Trainer .train (resume _from _checkpoint =True)

Hi all,

I’m trying to resume my training from a checkpoint
my training argument:
training_args = TrainingArguments(

output_dir=repo_name,
group_by_length=True,
per_device_train_batch_size=16,
per_device_eval_batch_size=1,
gradient_accumulation_steps=8,
evaluation_strategy=“steps”,
num_train_epochs=50,
fp16=True,
save_steps=500,
eval_steps=400,
logging_steps=10,
learning_rate=5e-4,
warmup_steps=3000,
push_to_hub=True,
)

my trainer:
trainer = Trainer(
model=model,
data_collator=data_collator,
args=training_args,
compute_metrics=compute_metrics,
train_dataset=common_voice_train,
eval_dataset=common_voice_test,
tokenizer=processor.feature_extractor,
)

till here everything is fine

then my training command :
trainer.train(resume_from_checkpoint=True)

the error is:
----> 1 trainer.train(resume_from_checkpoint=True)

/opt/conda/lib/python3.7/site-packages/transformers/trainer.py in train(self, resume_from_checkpoint, trial, ignore_keys_for_eval, **kwargs)
1073 resume_from_checkpoint = get_last_checkpoint(args.output_dir)
1074 if resume_from_checkpoint is None:
→ 1075 raise ValueError(f"No valid checkpoint found in output directory ({args.output_dir})")
1076
1077 if resume_from_checkpoint is not None:

ValueError: No valid checkpoint found in output directory (stt-arabic-2)

any thought why ??

1 Like

Probably you need to check if the models are saving in the checkpoint directory, You can also provide the checkpoint directory in the resume_from_checkpoint=‘checkpoint_dir’

1 Like

can i push the checkpoints to huggingface hub ??

Welcome @maher13 :hugs: Have you tried the above answer (which seems to me is the right one).
There are multiple ways of pushing your model to hub, see more about it here.

yes, I did, thank you both for your help.

If I don’t want to push my model to the hub?
how can I resume the training from specific check point?

Hey Eran,

Had a similar question a while ago - all i did was specify the checkpoint path in the model and tokenizer declaration

e.g.

tokenizer = AutoTokenizer.from_pretrained(“my_awesome_model/checkpoint-xxxx”)

model = AutoModelForSequenceClassification.from_pretrained(“my_awesome_model/checkpoint-xxxx”)
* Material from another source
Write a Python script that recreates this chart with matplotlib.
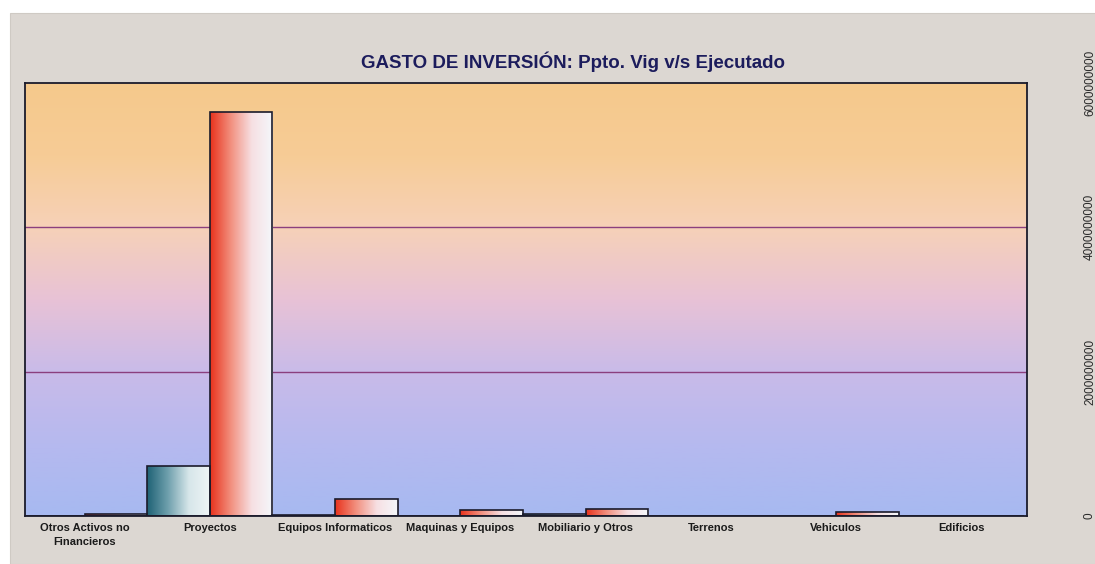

and then leave trainer.train() without any arguments since you are loading the pretrained checkpoint already.

1 Like

I came across this issue and I have a solution. I was using these for training_args for a whisper model finetune for context

You can still use trainer.train() with no arguments and have it resume from checkpoint. You just include this in your training_args:

training_args = Seq2SeqTrainingArguments(
output_dir=“/your/path”, # change to a repo name of your choice
resume_from_checkpoint=“/path/checkpoint-4000”,
per_device_train_batch_size=16,
gradient_accumulation_steps=1, # increase by 2x for every 2x decrease in batch size
learning_rate=1e-5,
warmup_steps=500,
max_steps=12000,
gradient_checkpointing=True,
fp16=True, # Change to false if using CPU only
evaluation_strategy=“steps”,
per_device_eval_batch_size=8,
predict_with_generate=True,
generation_max_length=225,
save_steps=1000,
eval_steps=1000,
logging_steps=25,
report_to=[“tensorboard”],
load_best_model_at_end=True,
metric_for_best_model=“wer”,
greater_is_better=False,
push_to_hub=True,
)

So resume_from_checkpoint does not want true/false in this case, it wants a “str” as a input argument. You’re IDE should show you when you hover you’re cursor over it, what the variable type the parameter requires.

Go to your local machine where you save your checkpoints and literally copy the directory to the checkpoint, for example here is a linux path to a checkpoint: resume_from_checkpoint = “/home/name/whispertuning/whisper-small-random/checkpoint-4000”.

hfpic1

I did not change any model or tokenizers (although you can do it that way and instead just use the checkpoint as your model but if you want to continuously train a model this will not be efficient.)

Just keep track of you’re metric. If you train it to 4000 steps, and you run another train, just have a look to see if your metrics are actually improving such as the word_error_rate for speech to text from the previous checkpoint you were working from. I hope this answers your question physically and conceptually.

2 Likes

just want to understand it clearly – so when i resume from this checkpoint, it will not repeat the data it was already trained upon? (given the train and test set are the same size as before)

Correct. It will start training the model from the specified checkpoint and not regard the previous checkpoints.